**EXERCISE INSTRUCTIONS:**
Starting at the first line of the entries below, restate each line exactly until you reach the line with "(-11,0) -- (0,4.5)", and print that one too. Leave the pictures out and stop there.
== EXTRACTED RECORDS ==
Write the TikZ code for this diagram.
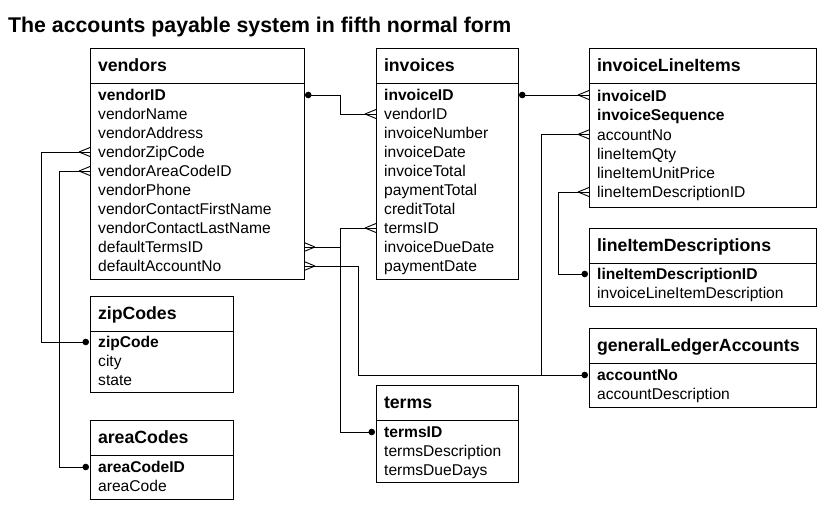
\documentclass[tikz,border=0pt]{standalone}
\usepackage{fontspec}
\setmainfont{Liberation Sans}
\usetikzlibrary{arrows.meta,positioning}

\tikzset{crow/.pic={\draw[line width=0.9pt] (-11,0) -- (0,4.5) (-11,0) -- (0,-4.5);}}

\begin{document}
\begin{tikzpicture}[x=1pt,y=-1pt,
hd/.style={draw,line width=1pt,outer sep=0pt,inner xsep=8pt,inner ysep=0pt,anchor=north west,
minimum height=35pt,align=left,text height=12.7pt,text depth=0pt,font=\fontsize{17.7}{20}\selectfont\bfseries},
bd/.style={draw,line width=1pt,outer sep=0pt,inner sep=0pt,anchor=north west},
fld/.style={anchor=base west,inner sep=0pt,font=\fontsize{15.6}{19}\selectfont},
rel/.style={line width=1pt},pk/.style={{Circle[length=6.5pt,sep=1pt]}-}]
\useasboundingbox (0,0) rectangle (828,509);
\node[anchor=base west,inner sep=0pt,font=\fontsize{21.3}{24}\selectfont\bfseries] (title) at (8,32)
  {The accounts payable system in fifth normal form};

% vendors
\node[hd,text width=198pt] (vendors) at (90,48) {vendors};
\node[bd,minimum width=214pt,minimum height=196pt] (vendorsBody) at (vendors.south west) {};
\foreach \f [count=\i] in {\textbf{vendorID},vendorName,vendorAddress,vendorZipCode,vendorAreaCodeID,
  vendorPhone,vendorContactFirstName,vendorContactLastName,defaultTermsID,defaultAccountNo}{
  \coordinate (ven-\i) at ([yshift={-(12+19*(\i-1))*1pt}]vendorsBody.north west);
  \node[fld] (ven-\i-txt) at ([xshift=8pt,yshift=-5.6pt]ven-\i) {\f};
}

% invoices
\node[hd,text width=126pt] (invoices) at (376,48) {invoices};
\node[bd,minimum width=142pt,minimum height=196pt] (invoicesBody) at (invoices.south west) {};
\foreach \f [count=\i] in {\textbf{invoiceID},vendorID,invoiceNumber,invoiceDate,invoiceTotal,
  paymentTotal,creditTotal,termsID,invoiceDueDate,paymentDate}{
  \coordinate (inv-\i) at ([yshift={-(12+19*(\i-1))*1pt}]invoicesBody.north west);
  \node[fld] (inv-\i-txt) at ([xshift=8pt,yshift=-5.6pt]inv-\i) {\f};
}

% invoiceLineItems
\node[hd,text width=211pt] (lineItems) at (589,48) {invoiceLineItems};
\node[bd,minimum width=227pt,minimum height=124pt] (lineItemsBody) at (lineItems.south west) {};
\foreach \f [count=\i] in {\textbf{invoiceID},\textbf{invoiceSequence},accountNo,lineItemQty,
  lineItemUnitPrice,lineItemDescriptionID}{
  \coordinate (ili-\i) at ([yshift={-(13+19.2*(\i-1))*1pt}]lineItemsBody.north west);
  \node[fld] (ili-\i-txt) at ([xshift=8pt,yshift=-5.6pt]ili-\i) {\f};
}

% lineItemDescriptions
\node[hd,text width=211pt] (descriptions) at (589,228) {lineItemDescriptions};
\node[bd,minimum width=227pt,minimum height=43pt] (descriptionsBody) at (descriptions.south west) {};
\foreach \f [count=\i] in {\textbf{lineItemDescriptionID},invoiceLineItemDescription}{
  \coordinate (lid-\i) at ([yshift={-(11+18.5*(\i-1))*1pt}]descriptionsBody.north west);
  \node[fld] (lid-\i-txt) at ([xshift=8pt,yshift=-5.6pt]lid-\i) {\f};
}

% generalLedgerAccounts
\node[hd,text width=211pt] (ledger) at (589,328) {generalLedgerAccounts};
\node[bd,minimum width=227pt,minimum height=44pt] (ledgerBody) at (ledger.south west) {};
\foreach \f [count=\i] in {\textbf{accountNo},accountDescription}{
  \coordinate (gla-\i) at ([yshift={-(12+19*(\i-1))*1pt}]ledgerBody.north west);
  \node[fld] (gla-\i-txt) at ([xshift=8pt,yshift=-5.6pt]gla-\i) {\f};
}

% zipCodes
\node[hd,text width=127pt] (zipCodes) at (90,296) {zipCodes};
\node[bd,minimum width=143pt,minimum height=61pt] (zipCodesBody) at (zipCodes.south west) {};
\foreach \f [count=\i] in {\textbf{zipCode},city,state}{
  \coordinate (zip-\i) at ([yshift={-(11+19*(\i-1))*1pt}]zipCodesBody.north west);
  \node[fld] (zip-\i-txt) at ([xshift=8pt,yshift=-5.6pt]zip-\i) {\f};
}

% areaCodes
\node[hd,text width=127pt] (areaCodes) at (90,420) {areaCodes};
\node[bd,minimum width=143pt,minimum height=44pt] (areaCodesBody) at (areaCodes.south west) {};
\foreach \f [count=\i] in {\textbf{areaCodeID},areaCode}{
  \coordinate (are-\i) at ([yshift={-(12+19*(\i-1))*1pt}]areaCodesBody.north west);
  \node[fld] (are-\i-txt) at ([xshift=8pt,yshift=-5.6pt]are-\i) {\f};
}

% terms
\node[hd,text width=126pt] (terms) at (376,385) {terms};
\node[bd,minimum width=142pt,minimum height=62pt] (termsBody) at (terms.south west) {};
\foreach \f [count=\i] in {\textbf{termsID},termsDescription,termsDueDays}{
  \coordinate (trm-\i) at ([yshift={-(12+19*(\i-1))*1pt}]termsBody.north west);
  \node[fld] (trm-\i-txt) at ([xshift=8pt,yshift=-5.6pt]trm-\i) {\f};
}

% relationships
\draw[rel,pk] (ven-1 -| vendorsBody.east) -- ++(36,0) |- (inv-2);
\pic at (inv-2) {crow};
\draw[rel,pk] (inv-1 -| invoicesBody.east) -- (inv-1 -| lineItemsBody.west);
\pic at (inv-1 -| lineItemsBody.west) {crow};
\draw[rel,pk] (zip-1) -- ++(-49,0) |- (ven-4);
\pic at (ven-4) {crow};
\draw[rel,pk] (are-1) -- ++(-31,0) |- (ven-5);
\pic at (ven-5) {crow};
\coordinate (termsBend) at ([xshift=-36pt]trm-1);
\draw[rel,pk] (trm-1) -- (termsBend) |- (inv-8);
\pic at (inv-8) {crow};
\draw[rel] (ven-9 -| vendorsBody.east) -- (ven-9 -| termsBend);
\pic[rotate=180] at (ven-9 -| vendorsBody.east) {crow};
\coordinate (acctBend) at ([xshift=-231pt]gla-1);
\draw[rel,pk] (gla-1) -- (acctBend) |- (ven-10 -| vendorsBody.east);
\pic[rotate=180] at (ven-10 -| vendorsBody.east) {crow};
\coordinate (acctJoin) at ([xshift=-48pt]gla-1);
\draw[rel] (ili-3) -| (acctJoin);
\pic at (ili-3) {crow};
\draw[rel,pk] (lid-1) -- ++(-31,0) |- (ili-6);
\pic at (ili-6) {crow};
\end{tikzpicture}
\end{document}
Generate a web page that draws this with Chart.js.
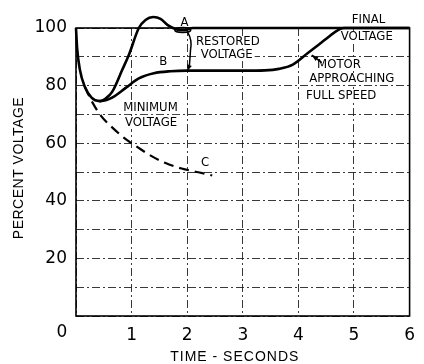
===
**ANSWER TO THIS EXERCISE:**
Write the TikZ code for this diagram.
\documentclass[tikz,border=0pt]{standalone}
\usepackage{fontspec}
\setmainfont{Liberation Sans}
\usetikzlibrary{arrows.meta,positioning}

\tikzset{crow/.pic={\draw[line width=0.9pt] (-11,0) -- (0,4.5) (-11,0) -- (0,-4.5);}}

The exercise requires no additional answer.